GIVEN PROBLEM ->
Repeat the records in full and exactly, omitting pictures.

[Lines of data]
··········

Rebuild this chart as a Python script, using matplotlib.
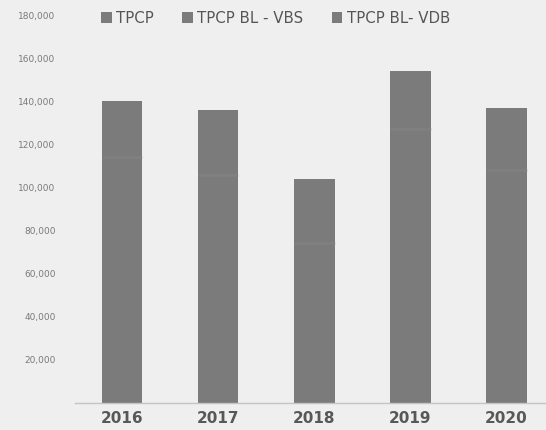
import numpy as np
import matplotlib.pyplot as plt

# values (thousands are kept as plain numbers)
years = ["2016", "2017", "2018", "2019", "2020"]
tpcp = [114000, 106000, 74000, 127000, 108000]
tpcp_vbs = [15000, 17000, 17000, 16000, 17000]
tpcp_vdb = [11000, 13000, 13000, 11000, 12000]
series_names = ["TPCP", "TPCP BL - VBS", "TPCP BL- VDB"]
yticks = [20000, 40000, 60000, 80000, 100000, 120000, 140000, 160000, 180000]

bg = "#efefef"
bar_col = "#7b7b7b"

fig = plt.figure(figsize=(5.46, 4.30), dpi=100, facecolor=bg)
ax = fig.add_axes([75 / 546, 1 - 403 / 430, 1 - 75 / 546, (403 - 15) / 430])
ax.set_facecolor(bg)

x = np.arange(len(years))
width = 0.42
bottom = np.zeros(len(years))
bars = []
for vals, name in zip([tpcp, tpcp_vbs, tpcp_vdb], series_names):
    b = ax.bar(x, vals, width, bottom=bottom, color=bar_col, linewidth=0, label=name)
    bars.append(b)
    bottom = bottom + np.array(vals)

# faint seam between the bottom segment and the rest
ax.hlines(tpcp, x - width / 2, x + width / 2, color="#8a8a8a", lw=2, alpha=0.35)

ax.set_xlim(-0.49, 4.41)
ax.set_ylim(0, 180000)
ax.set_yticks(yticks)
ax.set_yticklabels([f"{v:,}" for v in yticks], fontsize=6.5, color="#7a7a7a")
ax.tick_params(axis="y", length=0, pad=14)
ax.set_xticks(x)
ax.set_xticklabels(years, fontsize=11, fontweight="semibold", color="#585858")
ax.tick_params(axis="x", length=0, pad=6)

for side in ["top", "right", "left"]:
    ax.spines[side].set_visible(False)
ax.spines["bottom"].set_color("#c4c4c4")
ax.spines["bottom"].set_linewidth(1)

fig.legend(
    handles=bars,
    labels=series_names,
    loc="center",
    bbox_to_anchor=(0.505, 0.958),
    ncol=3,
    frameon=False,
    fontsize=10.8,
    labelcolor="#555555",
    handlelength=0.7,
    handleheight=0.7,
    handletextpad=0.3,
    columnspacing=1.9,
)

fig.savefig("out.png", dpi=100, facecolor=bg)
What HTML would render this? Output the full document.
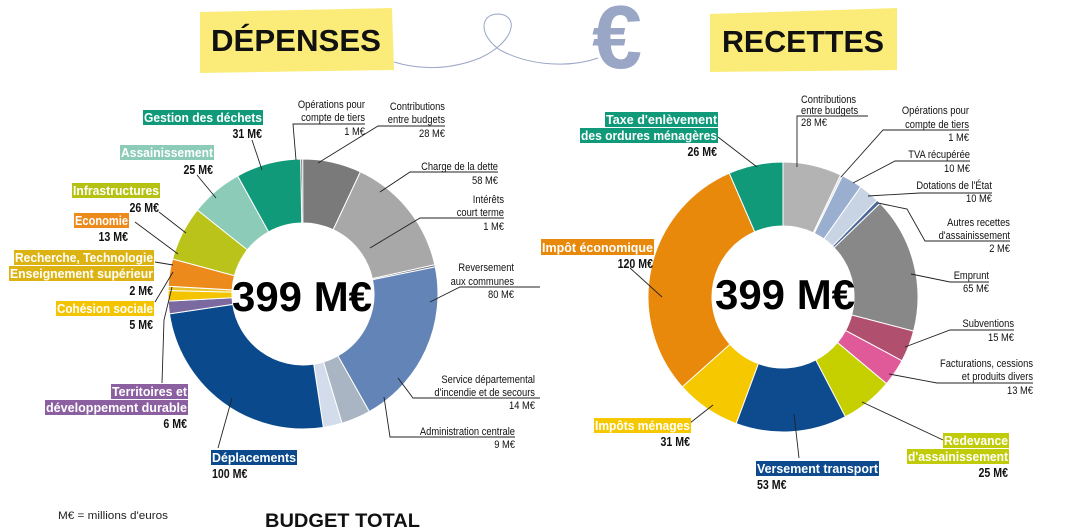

··········

FULL OUTPUT ->
Rebuild this chart as a Python script, using matplotlib.
import numpy as np
import matplotlib.pyplot as plt

# values (thousands are kept as plain numbers)
years = ["2016", "2017", "2018", "2019", "2020"]
tpcp = [114000, 106000, 74000, 127000, 108000]
tpcp_vbs = [15000, 17000, 17000, 16000, 17000]
tpcp_vdb = [11000, 13000, 13000, 11000, 12000]
series_names = ["TPCP", "TPCP BL - VBS", "TPCP BL- VDB"]
yticks = [20000, 40000, 60000, 80000, 100000, 120000, 140000, 160000, 180000]

bg = "#efefef"
bar_col = "#7b7b7b"

fig = plt.figure(figsize=(5.46, 4.30), dpi=100, facecolor=bg)
ax = fig.add_axes([75 / 546, 1 - 403 / 430, 1 - 75 / 546, (403 - 15) / 430])
ax.set_facecolor(bg)

x = np.arange(len(years))
width = 0.42
bottom = np.zeros(len(years))
bars = []
for vals, name in zip([tpcp, tpcp_vbs, tpcp_vdb], series_names):
    b = ax.bar(x, vals, width, bottom=bottom, color=bar_col, linewidth=0, label=name)
    bars.append(b)
    bottom = bottom + np.array(vals)

# faint seam between the bottom segment and the rest
ax.hlines(tpcp, x - width / 2, x + width / 2, color="#8a8a8a", lw=2, alpha=0.35)

ax.set_xlim(-0.49, 4.41)
ax.set_ylim(0, 180000)
ax.set_yticks(yticks)
ax.set_yticklabels([f"{v:,}" for v in yticks], fontsize=6.5, color="#7a7a7a")
ax.tick_params(axis="y", length=0, pad=14)
ax.set_xticks(x)
ax.set_xticklabels(years, fontsize=11, fontweight="semibold", color="#585858")
ax.tick_params(axis="x", length=0, pad=6)

for side in ["top", "right", "left"]:
    ax.spines[side].set_visible(False)
ax.spines["bottom"].set_color("#c4c4c4")
ax.spines["bottom"].set_linewidth(1)

fig.legend(
    handles=bars,
    labels=series_names,
    loc="center",
    bbox_to_anchor=(0.505, 0.958),
    ncol=3,
    frameon=False,
    fontsize=10.8,
    labelcolor="#555555",
    handlelength=0.7,
    handleheight=0.7,
    handletextpad=0.3,
    columnspacing=1.9,
)

fig.savefig("out.png", dpi=100, facecolor=bg)
What HTML would render this? Output the full document.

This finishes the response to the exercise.